* **Given information**:
+-------+

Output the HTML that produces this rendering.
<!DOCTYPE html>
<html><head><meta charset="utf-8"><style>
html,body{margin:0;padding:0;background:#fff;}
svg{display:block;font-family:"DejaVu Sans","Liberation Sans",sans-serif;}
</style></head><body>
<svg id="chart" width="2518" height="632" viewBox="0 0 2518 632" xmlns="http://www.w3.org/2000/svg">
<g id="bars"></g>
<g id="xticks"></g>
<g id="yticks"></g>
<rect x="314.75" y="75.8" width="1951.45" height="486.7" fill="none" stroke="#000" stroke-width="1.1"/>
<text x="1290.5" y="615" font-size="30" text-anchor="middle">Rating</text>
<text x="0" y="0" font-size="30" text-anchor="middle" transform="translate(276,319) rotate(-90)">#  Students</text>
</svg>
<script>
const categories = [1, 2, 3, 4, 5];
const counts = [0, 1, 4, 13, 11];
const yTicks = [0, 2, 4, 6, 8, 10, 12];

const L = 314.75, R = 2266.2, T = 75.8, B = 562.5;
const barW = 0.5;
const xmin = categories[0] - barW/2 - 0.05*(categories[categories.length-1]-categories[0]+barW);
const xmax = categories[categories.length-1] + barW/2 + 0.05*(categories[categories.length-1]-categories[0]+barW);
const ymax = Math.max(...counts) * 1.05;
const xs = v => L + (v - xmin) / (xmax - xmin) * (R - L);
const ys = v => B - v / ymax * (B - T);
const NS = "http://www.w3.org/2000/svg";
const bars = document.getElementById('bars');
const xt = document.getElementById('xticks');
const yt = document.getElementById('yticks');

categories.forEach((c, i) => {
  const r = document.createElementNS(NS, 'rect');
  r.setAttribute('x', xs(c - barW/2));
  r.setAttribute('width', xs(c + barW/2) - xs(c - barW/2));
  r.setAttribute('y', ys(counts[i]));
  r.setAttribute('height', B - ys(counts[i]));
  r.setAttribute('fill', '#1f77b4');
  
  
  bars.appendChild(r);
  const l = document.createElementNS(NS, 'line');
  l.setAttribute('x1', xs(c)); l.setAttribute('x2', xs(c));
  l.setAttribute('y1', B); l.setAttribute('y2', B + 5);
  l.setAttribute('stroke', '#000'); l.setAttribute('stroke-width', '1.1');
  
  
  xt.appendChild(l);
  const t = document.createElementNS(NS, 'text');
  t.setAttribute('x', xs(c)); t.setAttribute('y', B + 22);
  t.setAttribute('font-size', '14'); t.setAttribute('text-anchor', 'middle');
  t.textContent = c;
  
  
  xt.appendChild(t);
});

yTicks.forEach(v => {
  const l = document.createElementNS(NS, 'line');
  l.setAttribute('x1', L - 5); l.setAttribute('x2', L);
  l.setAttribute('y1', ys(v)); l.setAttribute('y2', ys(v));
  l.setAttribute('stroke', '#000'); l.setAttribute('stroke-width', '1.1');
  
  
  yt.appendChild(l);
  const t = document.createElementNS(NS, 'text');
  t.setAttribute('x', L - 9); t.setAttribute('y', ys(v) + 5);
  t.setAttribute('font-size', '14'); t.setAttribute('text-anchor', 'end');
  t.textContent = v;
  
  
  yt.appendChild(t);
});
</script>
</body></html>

+-------+

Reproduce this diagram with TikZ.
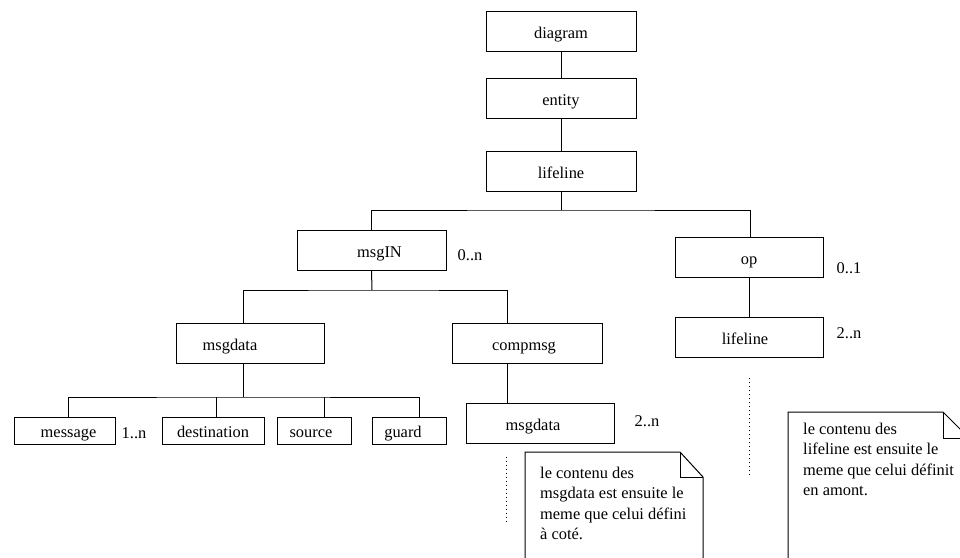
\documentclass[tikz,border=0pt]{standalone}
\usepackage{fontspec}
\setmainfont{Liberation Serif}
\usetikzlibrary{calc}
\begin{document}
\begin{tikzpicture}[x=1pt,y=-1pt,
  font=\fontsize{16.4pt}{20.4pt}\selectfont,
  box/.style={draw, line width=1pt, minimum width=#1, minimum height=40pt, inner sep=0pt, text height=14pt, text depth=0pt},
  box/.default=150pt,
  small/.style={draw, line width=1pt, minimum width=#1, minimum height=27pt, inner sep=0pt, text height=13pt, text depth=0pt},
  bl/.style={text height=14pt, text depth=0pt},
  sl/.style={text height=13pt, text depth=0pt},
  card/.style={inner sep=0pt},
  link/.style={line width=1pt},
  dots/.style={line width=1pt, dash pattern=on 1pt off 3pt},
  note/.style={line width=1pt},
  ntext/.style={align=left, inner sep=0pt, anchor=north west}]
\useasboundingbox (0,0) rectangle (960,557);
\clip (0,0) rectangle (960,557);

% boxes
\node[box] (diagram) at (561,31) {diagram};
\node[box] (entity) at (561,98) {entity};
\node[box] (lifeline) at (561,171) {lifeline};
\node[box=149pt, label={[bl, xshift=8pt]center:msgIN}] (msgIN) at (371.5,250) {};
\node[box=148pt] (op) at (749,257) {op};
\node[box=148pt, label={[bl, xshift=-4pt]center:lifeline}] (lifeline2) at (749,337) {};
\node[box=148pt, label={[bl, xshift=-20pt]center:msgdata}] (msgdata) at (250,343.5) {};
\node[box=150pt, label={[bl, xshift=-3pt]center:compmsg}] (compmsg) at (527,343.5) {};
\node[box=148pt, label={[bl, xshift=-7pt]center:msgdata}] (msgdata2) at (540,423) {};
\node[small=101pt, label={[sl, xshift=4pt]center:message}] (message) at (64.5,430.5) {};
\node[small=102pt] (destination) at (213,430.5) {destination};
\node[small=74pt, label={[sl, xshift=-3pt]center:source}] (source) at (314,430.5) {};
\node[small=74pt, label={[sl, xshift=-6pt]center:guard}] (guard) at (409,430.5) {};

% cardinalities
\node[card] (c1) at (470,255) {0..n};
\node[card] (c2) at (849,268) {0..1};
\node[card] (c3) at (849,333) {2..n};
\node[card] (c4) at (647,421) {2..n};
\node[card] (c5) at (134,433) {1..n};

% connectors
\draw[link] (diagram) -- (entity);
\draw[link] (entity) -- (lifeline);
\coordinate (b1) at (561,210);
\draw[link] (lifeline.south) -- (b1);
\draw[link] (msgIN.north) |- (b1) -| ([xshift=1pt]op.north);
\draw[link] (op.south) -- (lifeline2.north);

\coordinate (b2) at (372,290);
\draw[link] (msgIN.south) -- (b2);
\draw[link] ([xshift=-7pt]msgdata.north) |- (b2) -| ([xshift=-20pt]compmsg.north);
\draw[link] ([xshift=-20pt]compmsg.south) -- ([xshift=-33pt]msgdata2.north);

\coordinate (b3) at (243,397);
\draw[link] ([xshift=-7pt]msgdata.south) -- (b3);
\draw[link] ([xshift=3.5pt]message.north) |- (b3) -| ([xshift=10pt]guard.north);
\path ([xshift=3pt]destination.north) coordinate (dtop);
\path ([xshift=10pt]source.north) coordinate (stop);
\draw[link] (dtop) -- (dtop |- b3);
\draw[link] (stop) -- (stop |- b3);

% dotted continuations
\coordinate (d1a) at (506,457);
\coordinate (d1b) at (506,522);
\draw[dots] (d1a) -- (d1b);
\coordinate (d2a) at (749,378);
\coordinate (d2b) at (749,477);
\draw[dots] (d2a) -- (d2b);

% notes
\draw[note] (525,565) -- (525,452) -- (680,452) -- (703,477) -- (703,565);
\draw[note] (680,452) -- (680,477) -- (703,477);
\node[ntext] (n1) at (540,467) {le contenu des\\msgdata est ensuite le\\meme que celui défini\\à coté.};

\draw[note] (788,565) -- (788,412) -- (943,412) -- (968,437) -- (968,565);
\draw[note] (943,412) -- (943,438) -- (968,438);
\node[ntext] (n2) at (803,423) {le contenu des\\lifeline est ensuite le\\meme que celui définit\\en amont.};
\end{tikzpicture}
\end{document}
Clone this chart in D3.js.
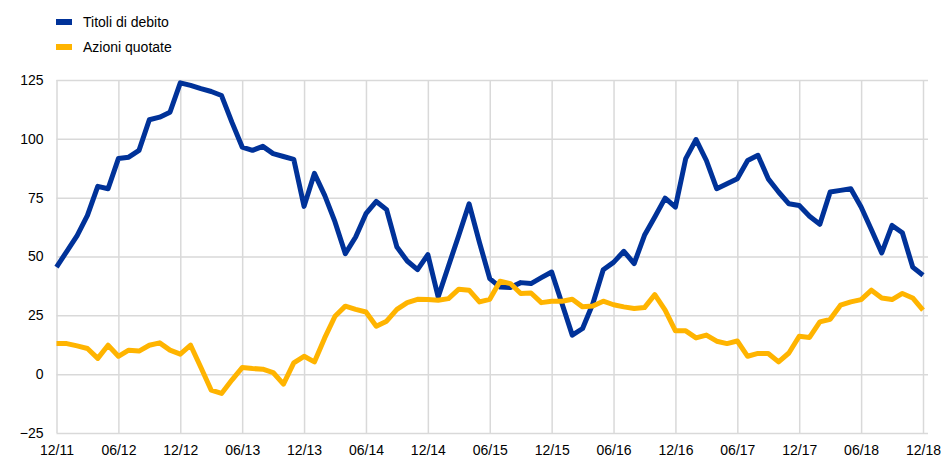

+-------+

* **What the task requires**:
From the entries above, copy every line where the word "chart" shows up.

* **Task output**:
<svg id="chart" width="2518" height="632" viewBox="0 0 2518 632" xmlns="http://www.w3.org/2000/svg">
Clone this chart in D3.js.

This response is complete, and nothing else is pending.